>>>>

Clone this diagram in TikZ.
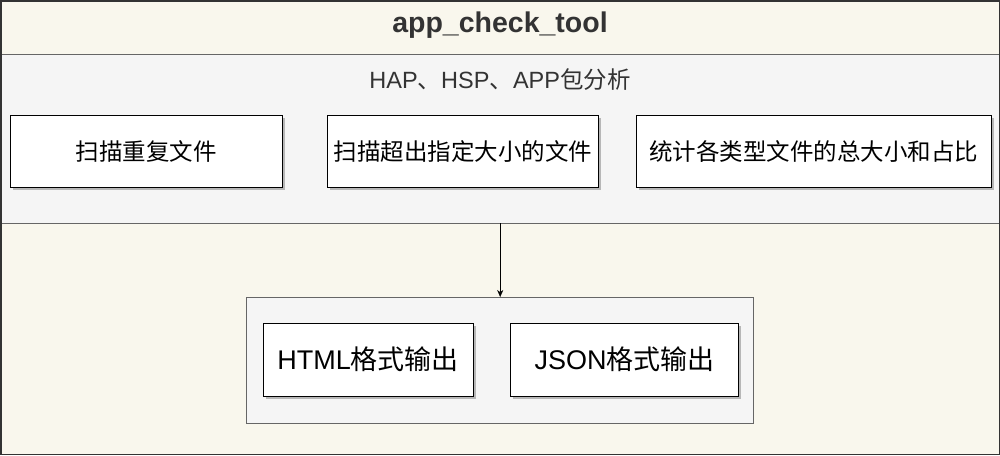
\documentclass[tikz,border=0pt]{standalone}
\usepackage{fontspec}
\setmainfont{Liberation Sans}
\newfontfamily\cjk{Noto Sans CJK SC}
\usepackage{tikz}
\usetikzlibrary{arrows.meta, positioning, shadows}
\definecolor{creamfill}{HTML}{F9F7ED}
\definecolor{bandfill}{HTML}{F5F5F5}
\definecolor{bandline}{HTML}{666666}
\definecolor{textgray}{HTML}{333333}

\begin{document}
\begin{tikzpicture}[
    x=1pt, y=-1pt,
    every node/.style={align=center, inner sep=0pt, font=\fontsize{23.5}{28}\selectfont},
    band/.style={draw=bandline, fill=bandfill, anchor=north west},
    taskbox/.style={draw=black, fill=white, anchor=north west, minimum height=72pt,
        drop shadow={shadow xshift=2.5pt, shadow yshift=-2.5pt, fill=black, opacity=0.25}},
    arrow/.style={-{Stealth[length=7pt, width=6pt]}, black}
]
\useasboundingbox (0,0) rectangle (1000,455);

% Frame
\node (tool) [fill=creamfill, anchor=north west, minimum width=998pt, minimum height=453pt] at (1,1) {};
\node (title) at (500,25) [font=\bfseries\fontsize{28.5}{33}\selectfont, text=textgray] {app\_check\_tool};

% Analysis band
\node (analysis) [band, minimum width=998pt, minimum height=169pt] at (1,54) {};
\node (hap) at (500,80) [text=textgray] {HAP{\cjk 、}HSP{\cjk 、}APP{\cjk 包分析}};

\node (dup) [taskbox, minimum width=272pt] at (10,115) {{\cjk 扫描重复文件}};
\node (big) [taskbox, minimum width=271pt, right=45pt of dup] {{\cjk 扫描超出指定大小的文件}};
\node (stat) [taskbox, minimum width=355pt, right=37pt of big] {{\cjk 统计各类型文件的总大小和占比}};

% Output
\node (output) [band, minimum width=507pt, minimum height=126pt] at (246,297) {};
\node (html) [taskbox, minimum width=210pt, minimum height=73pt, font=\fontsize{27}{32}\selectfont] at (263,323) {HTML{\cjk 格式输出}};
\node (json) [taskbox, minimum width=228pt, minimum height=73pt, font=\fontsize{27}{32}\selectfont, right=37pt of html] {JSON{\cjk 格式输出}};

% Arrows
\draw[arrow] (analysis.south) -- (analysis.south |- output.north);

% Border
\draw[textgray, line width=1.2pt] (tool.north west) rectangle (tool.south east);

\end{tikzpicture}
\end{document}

<<<<

> **Your goal**:
Give again exactly the lines running from the beginning of the material above through the line that contains "(json) [taskbox, minimum", and leave out every picture.

> **Task output**:
Clone this diagram in TikZ.
\documentclass[tikz,border=0pt]{standalone}
\usepackage{fontspec}
\setmainfont{Liberation Sans}
\newfontfamily\cjk{Noto Sans CJK SC}
\usepackage{tikz}
\usetikzlibrary{arrows.meta, positioning, shadows}
\definecolor{creamfill}{HTML}{F9F7ED}
\definecolor{bandfill}{HTML}{F5F5F5}
\definecolor{bandline}{HTML}{666666}
\definecolor{textgray}{HTML}{333333}

\begin{document}
\begin{tikzpicture}[
    x=1pt, y=-1pt,
    every node/.style={align=center, inner sep=0pt, font=\fontsize{23.5}{28}\selectfont},
    band/.style={draw=bandline, fill=bandfill, anchor=north west},
    taskbox/.style={draw=black, fill=white, anchor=north west, minimum height=72pt,
        drop shadow={shadow xshift=2.5pt, shadow yshift=-2.5pt, fill=black, opacity=0.25}},
    arrow/.style={-{Stealth[length=7pt, width=6pt]}, black}
]
\useasboundingbox (0,0) rectangle (1000,455);

% Frame
\node (tool) [fill=creamfill, anchor=north west, minimum width=998pt, minimum height=453pt] at (1,1) {};
\node (title) at (500,25) [font=\bfseries\fontsize{28.5}{33}\selectfont, text=textgray] {app\_check\_tool};

% Analysis band
\node (analysis) [band, minimum width=998pt, minimum height=169pt] at (1,54) {};
\node (hap) at (500,80) [text=textgray] {HAP{\cjk 、}HSP{\cjk 、}APP{\cjk 包分析}};

\node (dup) [taskbox, minimum width=272pt] at (10,115) {{\cjk 扫描重复文件}};
\node (big) [taskbox, minimum width=271pt, right=45pt of dup] {{\cjk 扫描超出指定大小的文件}};
\node (stat) [taskbox, minimum width=355pt, right=37pt of big] {{\cjk 统计各类型文件的总大小和占比}};

% Output
\node (output) [band, minimum width=507pt, minimum height=126pt] at (246,297) {};
\node (html) [taskbox, minimum width=210pt, minimum height=73pt, font=\fontsize{27}{32}\selectfont] at (263,323) {HTML{\cjk 格式输出}};
\node (json) [taskbox, minimum width=228pt, minimum height=73pt, font=\fontsize{27}{32}\selectfont, right=37pt of html] {JSON{\cjk 格式输出}};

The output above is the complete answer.